» **Exercise instructions**: Transcribe the whole listing below without changing a word, but leave out every image.

• • • •

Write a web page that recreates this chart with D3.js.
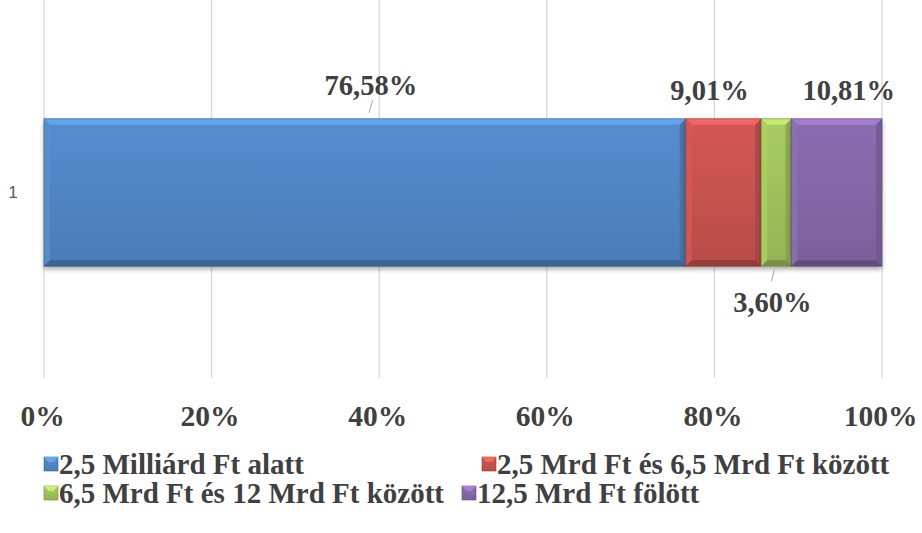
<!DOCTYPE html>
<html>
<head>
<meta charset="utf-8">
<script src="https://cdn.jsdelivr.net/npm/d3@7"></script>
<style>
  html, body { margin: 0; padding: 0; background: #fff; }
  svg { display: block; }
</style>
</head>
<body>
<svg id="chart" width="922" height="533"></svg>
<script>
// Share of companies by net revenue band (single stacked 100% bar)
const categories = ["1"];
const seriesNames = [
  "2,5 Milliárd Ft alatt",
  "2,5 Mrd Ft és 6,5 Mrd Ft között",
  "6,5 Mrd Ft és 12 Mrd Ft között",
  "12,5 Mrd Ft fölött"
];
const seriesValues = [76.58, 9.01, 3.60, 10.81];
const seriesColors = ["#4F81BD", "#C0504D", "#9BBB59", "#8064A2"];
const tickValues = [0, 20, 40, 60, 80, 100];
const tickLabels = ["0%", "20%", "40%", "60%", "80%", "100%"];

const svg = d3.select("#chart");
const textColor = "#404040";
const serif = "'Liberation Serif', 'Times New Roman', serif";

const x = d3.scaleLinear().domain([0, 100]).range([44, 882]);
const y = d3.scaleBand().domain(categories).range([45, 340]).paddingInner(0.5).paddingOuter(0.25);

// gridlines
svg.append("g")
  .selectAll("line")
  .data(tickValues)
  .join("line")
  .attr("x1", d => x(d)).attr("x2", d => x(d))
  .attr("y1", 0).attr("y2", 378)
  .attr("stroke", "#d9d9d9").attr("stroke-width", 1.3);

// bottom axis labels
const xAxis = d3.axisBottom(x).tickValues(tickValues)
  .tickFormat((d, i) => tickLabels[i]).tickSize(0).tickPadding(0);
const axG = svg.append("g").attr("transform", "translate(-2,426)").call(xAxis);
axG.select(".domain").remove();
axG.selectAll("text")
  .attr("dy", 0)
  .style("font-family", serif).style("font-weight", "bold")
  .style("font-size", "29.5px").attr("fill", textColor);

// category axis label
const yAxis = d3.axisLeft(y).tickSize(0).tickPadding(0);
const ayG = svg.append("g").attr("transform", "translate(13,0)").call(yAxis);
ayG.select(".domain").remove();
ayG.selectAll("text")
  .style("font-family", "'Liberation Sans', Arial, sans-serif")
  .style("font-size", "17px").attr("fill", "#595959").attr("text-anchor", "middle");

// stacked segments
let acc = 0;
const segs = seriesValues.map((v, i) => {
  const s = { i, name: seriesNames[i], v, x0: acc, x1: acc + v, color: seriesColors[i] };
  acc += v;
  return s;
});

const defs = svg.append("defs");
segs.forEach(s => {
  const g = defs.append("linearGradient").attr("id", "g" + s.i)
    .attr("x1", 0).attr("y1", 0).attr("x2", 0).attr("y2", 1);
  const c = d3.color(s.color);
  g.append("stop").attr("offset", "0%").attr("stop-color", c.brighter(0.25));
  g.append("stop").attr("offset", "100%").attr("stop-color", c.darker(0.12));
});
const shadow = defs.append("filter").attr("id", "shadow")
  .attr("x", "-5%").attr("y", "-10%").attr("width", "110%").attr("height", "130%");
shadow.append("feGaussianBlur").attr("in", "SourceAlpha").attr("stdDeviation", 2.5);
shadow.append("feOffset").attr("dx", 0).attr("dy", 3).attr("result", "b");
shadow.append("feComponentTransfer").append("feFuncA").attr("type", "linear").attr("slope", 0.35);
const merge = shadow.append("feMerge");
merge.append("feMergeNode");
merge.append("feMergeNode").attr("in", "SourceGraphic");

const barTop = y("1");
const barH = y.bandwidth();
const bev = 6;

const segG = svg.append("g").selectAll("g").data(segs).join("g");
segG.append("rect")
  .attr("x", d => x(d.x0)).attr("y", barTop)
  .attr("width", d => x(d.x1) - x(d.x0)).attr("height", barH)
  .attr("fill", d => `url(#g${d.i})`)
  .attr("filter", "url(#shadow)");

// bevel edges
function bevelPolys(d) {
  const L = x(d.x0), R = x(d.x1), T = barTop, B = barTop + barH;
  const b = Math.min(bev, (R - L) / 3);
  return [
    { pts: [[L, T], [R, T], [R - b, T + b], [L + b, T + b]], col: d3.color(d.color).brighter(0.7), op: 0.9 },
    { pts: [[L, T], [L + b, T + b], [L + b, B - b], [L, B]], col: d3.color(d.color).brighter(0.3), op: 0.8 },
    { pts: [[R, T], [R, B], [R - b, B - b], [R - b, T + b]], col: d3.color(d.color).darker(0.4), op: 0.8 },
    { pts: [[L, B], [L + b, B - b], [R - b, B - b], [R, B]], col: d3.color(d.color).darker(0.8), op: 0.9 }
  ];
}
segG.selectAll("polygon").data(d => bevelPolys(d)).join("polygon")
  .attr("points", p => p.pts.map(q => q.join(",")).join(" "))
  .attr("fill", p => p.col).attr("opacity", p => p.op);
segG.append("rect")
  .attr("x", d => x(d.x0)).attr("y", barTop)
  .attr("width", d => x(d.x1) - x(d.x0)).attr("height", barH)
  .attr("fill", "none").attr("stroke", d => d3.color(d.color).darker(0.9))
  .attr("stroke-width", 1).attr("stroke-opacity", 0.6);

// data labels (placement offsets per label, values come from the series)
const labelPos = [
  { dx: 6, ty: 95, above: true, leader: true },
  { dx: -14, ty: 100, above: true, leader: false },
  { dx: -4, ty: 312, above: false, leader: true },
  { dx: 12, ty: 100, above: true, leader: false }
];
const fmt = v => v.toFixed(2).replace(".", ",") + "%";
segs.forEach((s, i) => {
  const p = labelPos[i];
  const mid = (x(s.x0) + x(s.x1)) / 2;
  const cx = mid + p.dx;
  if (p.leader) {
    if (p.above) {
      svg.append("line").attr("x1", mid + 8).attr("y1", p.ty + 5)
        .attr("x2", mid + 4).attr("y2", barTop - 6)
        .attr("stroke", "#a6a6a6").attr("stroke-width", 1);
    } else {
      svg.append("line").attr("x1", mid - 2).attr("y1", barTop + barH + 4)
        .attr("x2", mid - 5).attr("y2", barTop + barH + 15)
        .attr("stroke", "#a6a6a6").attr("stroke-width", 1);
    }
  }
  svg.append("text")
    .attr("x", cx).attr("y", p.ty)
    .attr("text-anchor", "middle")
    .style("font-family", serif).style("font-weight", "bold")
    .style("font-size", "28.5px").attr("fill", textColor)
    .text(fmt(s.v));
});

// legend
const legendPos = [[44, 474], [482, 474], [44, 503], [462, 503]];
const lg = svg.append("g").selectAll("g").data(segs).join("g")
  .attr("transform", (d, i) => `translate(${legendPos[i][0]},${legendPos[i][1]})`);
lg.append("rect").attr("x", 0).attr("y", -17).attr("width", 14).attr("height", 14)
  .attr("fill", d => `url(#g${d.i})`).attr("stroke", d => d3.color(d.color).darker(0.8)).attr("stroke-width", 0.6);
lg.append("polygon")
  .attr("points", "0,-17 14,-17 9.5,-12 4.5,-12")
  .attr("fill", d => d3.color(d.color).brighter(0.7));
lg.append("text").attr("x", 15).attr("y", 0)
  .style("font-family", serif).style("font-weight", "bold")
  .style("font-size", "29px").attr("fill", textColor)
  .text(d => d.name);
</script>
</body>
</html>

• • • •

» **Full response**:
Write a web page that recreates this chart with D3.js.
<!DOCTYPE html>
<html>
<head>
<meta charset="utf-8">
<script src="https://cdn.jsdelivr.net/npm/d3@7"></script>
<style>
  html, body { margin: 0; padding: 0; background: #fff; }
  svg { display: block; }
</style>
</head>
<body>
<svg id="chart" width="922" height="533"></svg>
<script>
// Share of companies by net revenue band (single stacked 100% bar)
const categories = ["1"];
const seriesNames = [
  "2,5 Milliárd Ft alatt",
  "2,5 Mrd Ft és 6,5 Mrd Ft között",
  "6,5 Mrd Ft és 12 Mrd Ft között",
  "12,5 Mrd Ft fölött"
];
const seriesValues = [76.58, 9.01, 3.60, 10.81];
const seriesColors = ["#4F81BD", "#C0504D", "#9BBB59", "#8064A2"];
const tickValues = [0, 20, 40, 60, 80, 100];
const tickLabels = ["0%", "20%", "40%", "60%", "80%", "100%"];

const svg = d3.select("#chart");
const textColor = "#404040";
const serif = "'Liberation Serif', 'Times New Roman', serif";

const x = d3.scaleLinear().domain([0, 100]).range([44, 882]);
const y = d3.scaleBand().domain(categories).range([45, 340]).paddingInner(0.5).paddingOuter(0.25);

// gridlines
svg.append("g")
  .selectAll("line")
  .data(tickValues)
  .join("line")
  .attr("x1", d => x(d)).attr("x2", d => x(d))
  .attr("y1", 0).attr("y2", 378)
  .attr("stroke", "#d9d9d9").attr("stroke-width", 1.3);

// bottom axis labels
const xAxis = d3.axisBottom(x).tickValues(tickValues)
  .tickFormat((d, i) => tickLabels[i]).tickSize(0).tickPadding(0);
const axG = svg.append("g").attr("transform", "translate(-2,426)").call(xAxis);
axG.select(".domain").remove();
axG.selectAll("text")
  .attr("dy", 0)
  .style("font-family", serif).style("font-weight", "bold")
  .style("font-size", "29.5px").attr("fill", textColor);

// category axis label
const yAxis = d3.axisLeft(y).tickSize(0).tickPadding(0);
const ayG = svg.append("g").attr("transform", "translate(13,0)").call(yAxis);
ayG.select(".domain").remove();
ayG.selectAll("text")
  .style("font-family", "'Liberation Sans', Arial, sans-serif")
  .style("font-size", "17px").attr("fill", "#595959").attr("text-anchor", "middle");

// stacked segments
let acc = 0;
const segs = seriesValues.map((v, i) => {
  const s = { i, name: seriesNames[i], v, x0: acc, x1: acc + v, color: seriesColors[i] };
  acc += v;
  return s;
});

const defs = svg.append("defs");
segs.forEach(s => {
  const g = defs.append("linearGradient").attr("id", "g" + s.i)
    .attr("x1", 0).attr("y1", 0).attr("x2", 0).attr("y2", 1);
  const c = d3.color(s.color);
  g.append("stop").attr("offset", "0%").attr("stop-color", c.brighter(0.25));
  g.append("stop").attr("offset", "100%").attr("stop-color", c.darker(0.12));
});
const shadow = defs.append("filter").attr("id", "shadow")
  .attr("x", "-5%").attr("y", "-10%").attr("width", "110%").attr("height", "130%");
shadow.append("feGaussianBlur").attr("in", "SourceAlpha").attr("stdDeviation", 2.5);
shadow.append("feOffset").attr("dx", 0).attr("dy", 3).attr("result", "b");
shadow.append("feComponentTransfer").append("feFuncA").attr("type", "linear").attr("slope", 0.35);
const merge = shadow.append("feMerge");
merge.append("feMergeNode");
merge.append("feMergeNode").attr("in", "SourceGraphic");

const barTop = y("1");
const barH = y.bandwidth();
const bev = 6;

const segG = svg.append("g").selectAll("g").data(segs).join("g");
segG.append("rect")
  .attr("x", d => x(d.x0)).attr("y", barTop)
  .attr("width", d => x(d.x1) - x(d.x0)).attr("height", barH)
  .attr("fill", d => `url(#g${d.i})`)
  .attr("filter", "url(#shadow)");

// bevel edges
function bevelPolys(d) {
  const L = x(d.x0), R = x(d.x1), T = barTop, B = barTop + barH;
  const b = Math.min(bev, (R - L) / 3);
  return [
    { pts: [[L, T], [R, T], [R - b, T + b], [L + b, T + b]], col: d3.color(d.color).brighter(0.7), op: 0.9 },
    { pts: [[L, T], [L + b, T + b], [L + b, B - b], [L, B]], col: d3.color(d.color).brighter(0.3), op: 0.8 },
    { pts: [[R, T], [R, B], [R - b, B - b], [R - b, T + b]], col: d3.color(d.color).darker(0.4), op: 0.8 },
    { pts: [[L, B], [L + b, B - b], [R - b, B - b], [R, B]], col: d3.color(d.color).darker(0.8), op: 0.9 }
  ];
}
segG.selectAll("polygon").data(d => bevelPolys(d)).join("polygon")
  .attr("points", p => p.pts.map(q => q.join(",")).join(" "))
  .attr("fill", p => p.col).attr("opacity", p => p.op);
segG.append("rect")
  .attr("x", d => x(d.x0)).attr("y", barTop)
  .attr("width", d => x(d.x1) - x(d.x0)).attr("height", barH)
  .attr("fill", "none").attr("stroke", d => d3.color(d.color).darker(0.9))
  .attr("stroke-width", 1).attr("stroke-opacity", 0.6);

// data labels (placement offsets per label, values come from the series)
const labelPos = [
  { dx: 6, ty: 95, above: true, leader: true },
  { dx: -14, ty: 100, above: true, leader: false },
  { dx: -4, ty: 312, above: false, leader: true },
  { dx: 12, ty: 100, above: true, leader: false }
];
const fmt = v => v.toFixed(2).replace(".", ",") + "%";
segs.forEach((s, i) => {
  const p = labelPos[i];
  const mid = (x(s.x0) + x(s.x1)) / 2;
  const cx = mid + p.dx;
  if (p.leader) {
    if (p.above) {
      svg.append("line").attr("x1", mid + 8).attr("y1", p.ty + 5)
        .attr("x2", mid + 4).attr("y2", barTop - 6)
        .attr("stroke", "#a6a6a6").attr("stroke-width", 1);
    } else {
      svg.append("line").attr("x1", mid - 2).attr("y1", barTop + barH + 4)
        .attr("x2", mid - 5).attr("y2", barTop + barH + 15)
        .attr("stroke", "#a6a6a6").attr("stroke-width", 1);
    }
  }
  svg.append("text")
    .attr("x", cx).attr("y", p.ty)
    .attr("text-anchor", "middle")
    .style("font-family", serif).style("font-weight", "bold")
    .style("font-size", "28.5px").attr("fill", textColor)
    .text(fmt(s.v));
});

// legend
const legendPos = [[44, 474], [482, 474], [44, 503], [462, 503]];
const lg = svg.append("g").selectAll("g").data(segs).join("g")
  .attr("transform", (d, i) => `translate(${legendPos[i][0]},${legendPos[i][1]})`);
lg.append("rect").attr("x", 0).attr("y", -17).attr("width", 14).attr("height", 14)
  .attr("fill", d => `url(#g${d.i})`).attr("stroke", d => d3.color(d.color).darker(0.8)).attr("stroke-width", 0.6);
lg.append("polygon")
  .attr("points", "0,-17 14,-17 9.5,-12 4.5,-12")
  .attr("fill", d => d3.color(d.color).brighter(0.7));
lg.append("text").attr("x", 15).attr("y", 0)
  .style("font-family", serif).style("font-weight", "bold")
  .style("font-size", "29px").attr("fill", textColor)
  .text(d => d.name);
</script>
</body>
</html>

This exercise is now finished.